DATASET ROWS:
* * * *

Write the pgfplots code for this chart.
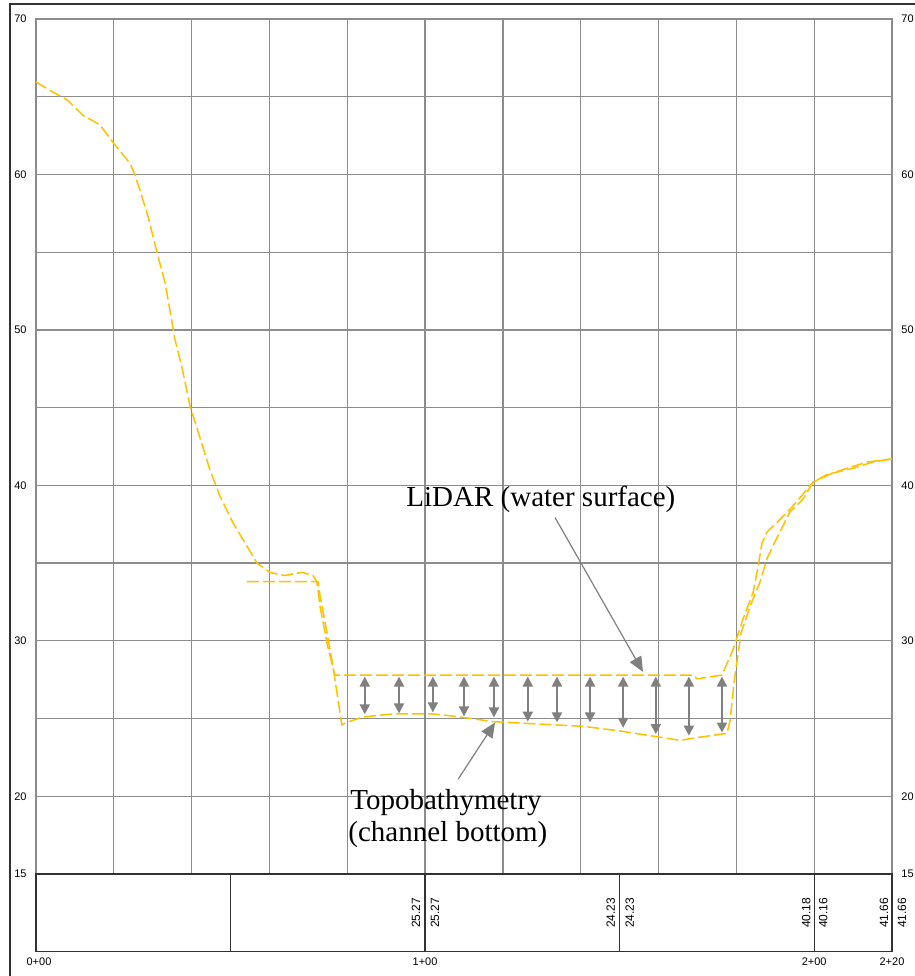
\documentclass[border=0pt]{standalone}
\usepackage{pgfplots}
\pgfplotsset{compat=1.18}
\usepackage{fontspec}
\setmainfont{Liberation Serif}
\newfontfamily\labfont{Liberation Sans}
\usetikzlibrary{arrows.meta}
\definecolor{yel}{RGB}{255,192,0}
\definecolor{gridc}{RGB}{140,140,140}
\definecolor{arrc}{RGB}{128,128,128}
\definecolor{dark}{RGB}{50,50,50}
\tikzset{
  lab/.style={inner sep=0pt, font=\labfont\fontsize{5.5}{6}\selectfont},
  tv/.style={rotate=90, inner sep=0pt, font=\labfont\fontsize{6}{7}\selectfont},
  anno/.style={anchor=base west, inner sep=0pt, font=\fontsize{14.5}{16}\selectfont},
  depth/.style={arrc, line width=1pt,
    {Triangle[width=5pt,length=5pt]}-{Triangle[width=5pt,length=5pt]}},
}
\begin{document}
\begin{tikzpicture}
\useasboundingbox (-18pt,-51pt) rectangle (439.5pt,437pt);
\begin{axis}[
  at={(0,0)}, anchor=south west,
  scale only axis, width=428pt, height=427.5pt,
  xmin=0, xmax=220, ymin=15, ymax=70,
  clip=false,
  xtick={0,20,...,220}, ytick={15,20,...,70},
  xticklabels={}, yticklabels={},
  major tick length=0pt,
  grid=major,
  major grid style={gridc, line width=0.6pt},
  axis line style={gridc, line width=0.6pt},
]
% table below the profile
\draw[dark, line width=0.6pt] (axis cs:0,10) rectangle (axis cs:220,15);
\draw[dark, line width=0.6pt] (axis cs:50,10) -- (axis cs:50,15);
\draw[dark, line width=0.6pt] (axis cs:100,10) -- (axis cs:100,15);
\draw[dark, line width=0.6pt] (axis cs:150,10) -- (axis cs:150,15);
\draw[dark, line width=0.6pt] (axis cs:200,10) -- (axis cs:200,15);

% LiDAR profile
\addplot[yel, line width=0.75pt, dash pattern=on 6pt off 2pt, no markers] coordinates {
(0,65.95) (3.6,65.4) (8,64.8) (12.1,63.8) (16.4,63.2) (20.3,61.9) (24.2,60.7) (25.4,60.0)
(27.2,58.6) (28.8,57.3) (30.1,56.0) (31.4,54.7) (33.2,53.0) (34.4,51.3) (35.7,49.4)
(37.5,47.6) (39.6,45.1) (42.1,43.1) (44.7,41.0) (47.3,39.3) (50.6,37.6) (54.2,36.1)
(56.8,35.0) (60.1,34.4) (63.9,34.2) (66,34.3) (68.4,34.4) (71.2,34.2) (72.2,33.8)
(73,32.2) (75,29.6) (76.8,27.8) (168.9,27.8) (169.9,27.55) (176.3,27.8) (179.1,29.4)
(181.7,31.4) (184.3,33.1) (185.6,34.8) (186.6,36.3) (187.9,37.0) (191.2,37.8)
(194.3,38.6) (199.7,40.2) (204.8,40.8) (208.4,41.1) (213.6,41.5) (220,41.7)
};
% Topobathymetry profile
\addplot[yel, line width=0.75pt, dash pattern=on 6pt off 2pt, no markers] coordinates {
(54.2,33.8) (72.5,33.8) (73,32.9) (74.8,30.5) (76.3,28.4) (78.6,24.6) (79.9,24.75)
(84,25.1) (91.8,25.3) (98.7,25.3) (102,25.3) (109,25.1) (117.5,24.8) (132.9,24.6)
(140.6,24.5) (150.1,24.2) (160.4,23.8) (165.5,23.6) (170.6,23.8) (177.6,24.05)
(178.4,24.9) (179.5,27.5) (181.2,30.5) (183.5,32.2) (186.1,33.8) (187.9,35.3)
(189.4,36.1) (193.8,38.3) (197.1,39.1) (199.7,40.2) (203.3,40.7) (210,41.1)
(215.1,41.5) (220,41.7)
};

% depth arrows
\addplot[depth, no markers] coordinates {(84.5,27.7) (84.5,25.27)};
\addplot[depth, no markers] coordinates {(93.3,27.7) (93.3,25.33)};
\addplot[depth, no markers] coordinates {(102,27.7) (102,25.4)};
\addplot[depth, no markers] coordinates {(110,27.7) (110,25.14)};
\addplot[depth, no markers] coordinates {(117.7,27.7) (117.7,25.07)};
\addplot[depth, no markers] coordinates {(126.4,27.7) (126.4,24.8)};
\addplot[depth, no markers] coordinates {(133.9,27.7) (133.9,24.75)};
\addplot[depth, no markers] coordinates {(142.4,27.7) (142.4,24.75)};
\addplot[depth, no markers] coordinates {(150.9,27.7) (150.9,24.4)};
\addplot[depth, no markers] coordinates {(159.3,27.7) (159.3,24.0)};
\addplot[depth, no markers] coordinates {(167.8,27.7) (167.8,23.9)};
\addplot[depth, no markers] coordinates {(176.3,27.7) (176.3,24.1)};

% annotations
\draw[arrc, line width=0.6pt, -{Triangle[width=6.5pt,length=7.5pt]}] (axis cs:133.4,37.93) -- (axis cs:156,28.0);
\draw[arrc, line width=0.6pt, -{Triangle[width=6.5pt,length=7.5pt]}] (axis cs:108.5,21.1) -- (axis cs:118,24.75);
\node[anno] at (axis cs:95.1,38.64) {LiDAR (water surface)};
\node[anno] at (axis cs:80.7,19.17) {Topobathymetry};
\node[anno] at (axis cs:80.2,17.11) {(channel bottom)};

% elevation labels
\node[lab, anchor=east] at ([xshift=-4.5pt]axis cs:0,70) {70};
\node[lab, anchor=east] at ([xshift=-4.5pt]axis cs:0,60) {60};
\node[lab, anchor=east] at ([xshift=-4.5pt]axis cs:0,50) {50};
\node[lab, anchor=east] at ([xshift=-4.5pt]axis cs:0,40) {40};
\node[lab, anchor=east] at ([xshift=-4.5pt]axis cs:0,30) {30};
\node[lab, anchor=east] at ([xshift=-4.5pt]axis cs:0,20) {20};
\node[lab, anchor=east] at ([xshift=-4.5pt]axis cs:0,15) {15};
\node[lab, anchor=west] at ([xshift=4.5pt]axis cs:220,70) {70};
\node[lab, anchor=west] at ([xshift=4.5pt]axis cs:220,60) {60};
\node[lab, anchor=west] at ([xshift=4.5pt]axis cs:220,50) {50};
\node[lab, anchor=west] at ([xshift=4.5pt]axis cs:220,40) {40};
\node[lab, anchor=west] at ([xshift=4.5pt]axis cs:220,30) {30};
\node[lab, anchor=west] at ([xshift=4.5pt]axis cs:220,20) {20};
\node[lab, anchor=west] at ([xshift=4.5pt]axis cs:220,15) {15};
% station labels
\node[lab] at ([xshift=1.5pt,yshift=-5pt]axis cs:0,10) {0+00};
\node[lab] at ([yshift=-5pt]axis cs:100,10) {1+00};
\node[lab] at ([yshift=-5pt]axis cs:200,10) {2+00};
\node[lab] at ([yshift=-5pt]axis cs:220,10) {2+20};
% table values
\node[tv] at ([xshift=-4.5pt]axis cs:100,12.5) {25.27};
\node[tv] at ([xshift=5pt]axis cs:100,12.5) {25.27};
\node[tv] at ([xshift=-4.5pt]axis cs:150,12.5) {24.23};
\node[tv] at ([xshift=5pt]axis cs:150,12.5) {24.23};
\node[tv] at ([xshift=-4pt]axis cs:200,12.5) {40.18};
\node[tv] at ([xshift=4.5pt]axis cs:200,12.5) {40.16};
\node[tv] at ([xshift=-4pt]axis cs:220,12.5) {41.66};
\node[tv] at ([xshift=5pt]axis cs:220,12.5) {41.66};
\end{axis}
% outer frame
\draw[dark, line width=0.6pt] (-13pt,-51pt) -- (-13pt,435pt) -- (439.5pt,435pt);
\end{tikzpicture}
\end{document}
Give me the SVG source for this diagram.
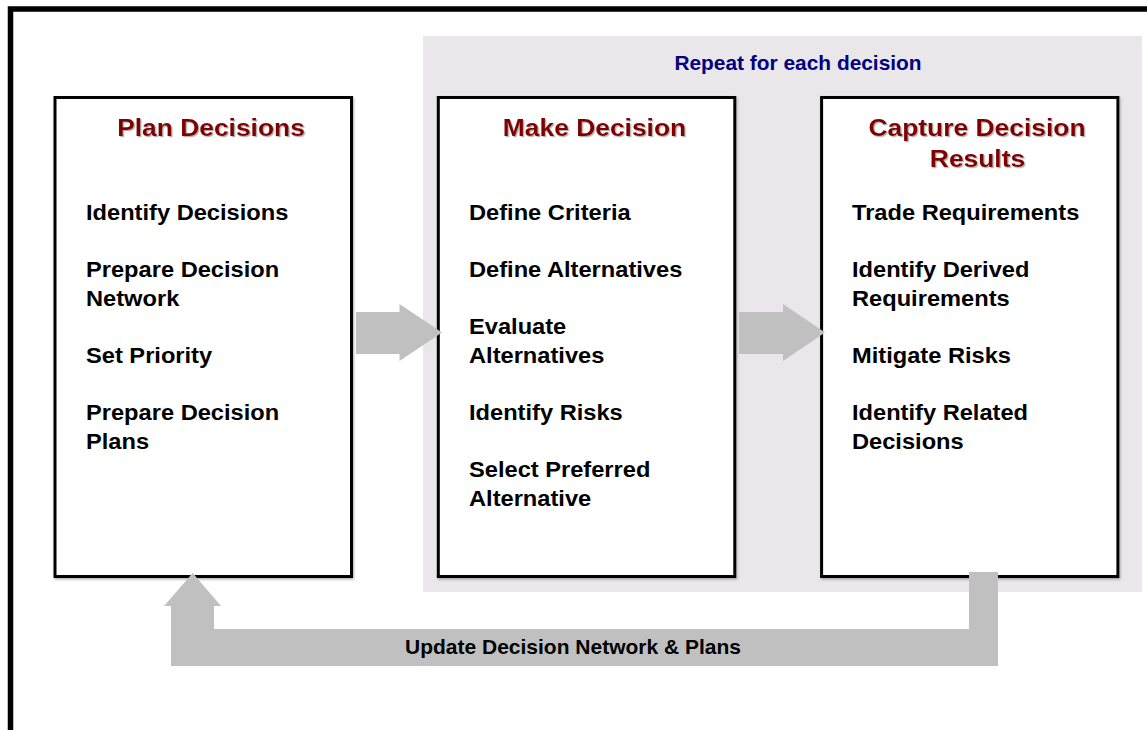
<svg xmlns="http://www.w3.org/2000/svg" width="1147" height="730" viewBox="0 0 1147 730">
  <defs>
    <style>
      .box { fill: #ffffff; stroke: #000000; stroke-width: 3; }
      .title { font-family: "Liberation Sans", Arial, sans-serif; font-weight: bold; font-size: 24px; fill: #800000; text-anchor: middle; }
      .item { font-family: "Liberation Sans", Arial, sans-serif; font-weight: bold; font-size: 21.5px; fill: #000000; }
      .note { font-family: "Liberation Sans", Arial, sans-serif; font-weight: bold; font-size: 20px; text-anchor: middle; }
      .arrow { fill: #c0c0c0; stroke: none; }
    </style>
    <filter id="tshadow" x="-5%" y="-20%" width="110%" height="140%">
      <feDropShadow dx="1.2" dy="1.2" stdDeviation="0.6" flood-color="#808080" flood-opacity="0.6"/>
    </filter>
    <filter id="bshadow" x="-2%" y="-2%" width="104%" height="104%">
      <feDropShadow dx="1" dy="1.5" stdDeviation="0.8" flood-color="#606060" flood-opacity="0.5"/>
    </filter>
  </defs>

  <rect x="0" y="0" width="1147" height="730" fill="#ffffff"/>
  <rect id="frame" x="10.5" y="9" width="1150" height="730" fill="none" stroke="#000000" stroke-width="5.5"/>

  <g id="repeat-panel">
    <rect x="423" y="36" width="719" height="556" fill="#e9e7e9"/>
    <g transform="translate(798,70) scale(1.045,1)">
      <text class="note" x="0" y="0" fill="#000080">Repeat for each decision</text>
    </g>
  </g>

  <g id="plan-decisions">
    <rect class="box" x="55" y="97.5" width="296.5" height="479" filter="url(#bshadow)"/>
    <g transform="translate(211,136) scale(1.1,1)">
      <text class="title" x="0" y="0" filter="url(#tshadow)">Plan Decisions</text>
    </g>
    <g transform="translate(86,0) scale(1.1,1)">
      <text class="item" x="0" y="220">Identify Decisions</text>
      <text class="item" x="0" y="277">Prepare Decision</text>
      <text class="item" x="0" y="306">Network</text>
      <text class="item" x="0" y="363">Set Priority</text>
      <text class="item" x="0" y="420">Prepare Decision</text>
      <text class="item" x="0" y="449">Plans</text>
    </g>
  </g>

  <g id="make-decision">
    <rect class="box" x="438.3" y="97.5" width="296.5" height="479" filter="url(#bshadow)"/>
    <g transform="translate(594.5,136) scale(1.1,1)">
      <text class="title" x="0" y="0" filter="url(#tshadow)">Make Decision</text>
    </g>
    <g transform="translate(469,0) scale(1.1,1)">
      <text class="item" x="0" y="220">Define Criteria</text>
      <text class="item" x="0" y="277">Define Alternatives</text>
      <text class="item" x="0" y="334">Evaluate</text>
      <text class="item" x="0" y="363">Alternatives</text>
      <text class="item" x="0" y="420">Identify Risks</text>
      <text class="item" x="0" y="477">Select Preferred</text>
      <text class="item" x="0" y="506">Alternative</text>
    </g>
  </g>

  <g id="capture-results">
    <rect class="box" x="821.6" y="97.5" width="296.3" height="479" filter="url(#bshadow)"/>
    <g transform="translate(977,136) scale(1.1,1)">
      <text class="title" x="0" y="0" filter="url(#tshadow)">Capture Decision</text>
    </g>
    <g transform="translate(977.5,167) scale(1.1,1)">
      <text class="title" x="0" y="0" filter="url(#tshadow)">Results</text>
    </g>
    <g transform="translate(852,0) scale(1.1,1)">
      <text class="item" x="0" y="220">Trade Requirements</text>
      <text class="item" x="0" y="277">Identify Derived</text>
      <text class="item" x="0" y="306">Requirements</text>
      <text class="item" x="0" y="363">Mitigate Risks</text>
      <text class="item" x="0" y="420">Identify Related</text>
      <text class="item" x="0" y="449">Decisions</text>
    </g>
  </g>

  <g id="connectors">
    <polygon class="arrow" points="356,312 399.5,312 399.5,304 442,332.5 399.5,361 399.5,354 356,354"/>
    <polygon class="arrow" points="739,312 783,312 783,304 825,332.5 783,361 783,354 739,354"/>
    <polygon class="arrow" points="969,572 998,572 998,666 171,666 171,606 164,606 192.7,573 221,606 214,606 214,629 969,629"/>
    <g transform="translate(573,654) scale(1.05,1)">
      <text class="note" x="0" y="0" fill="#000000">Update Decision Network &amp; Plans</text>
    </g>
  </g>
</svg>
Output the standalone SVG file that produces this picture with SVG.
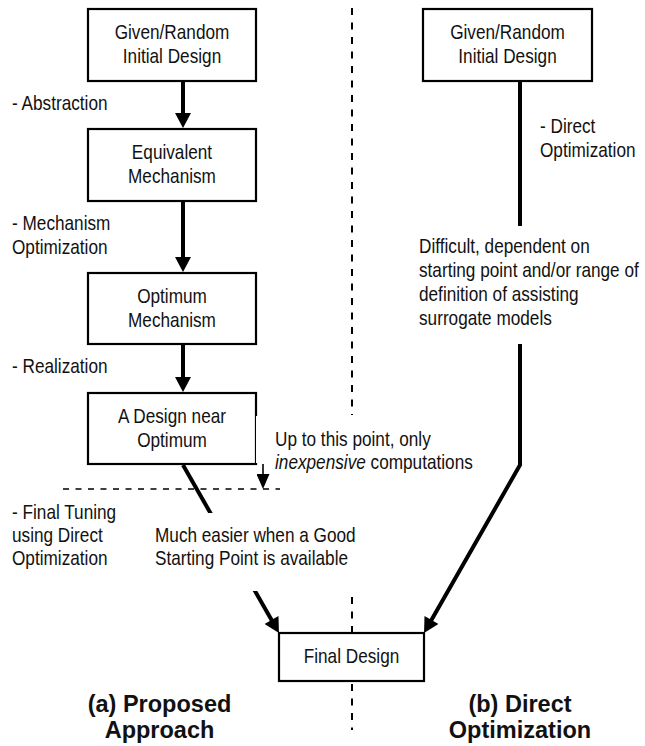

* * * *

WHAT TO DO:
For the listing above, identify each line bearing "this".

WRITTEN REPLY:
Write the pgfplots code for this chart.
Give me the SVG source for this diagram.
Output the standalone SVG file that produces this picture with SVG.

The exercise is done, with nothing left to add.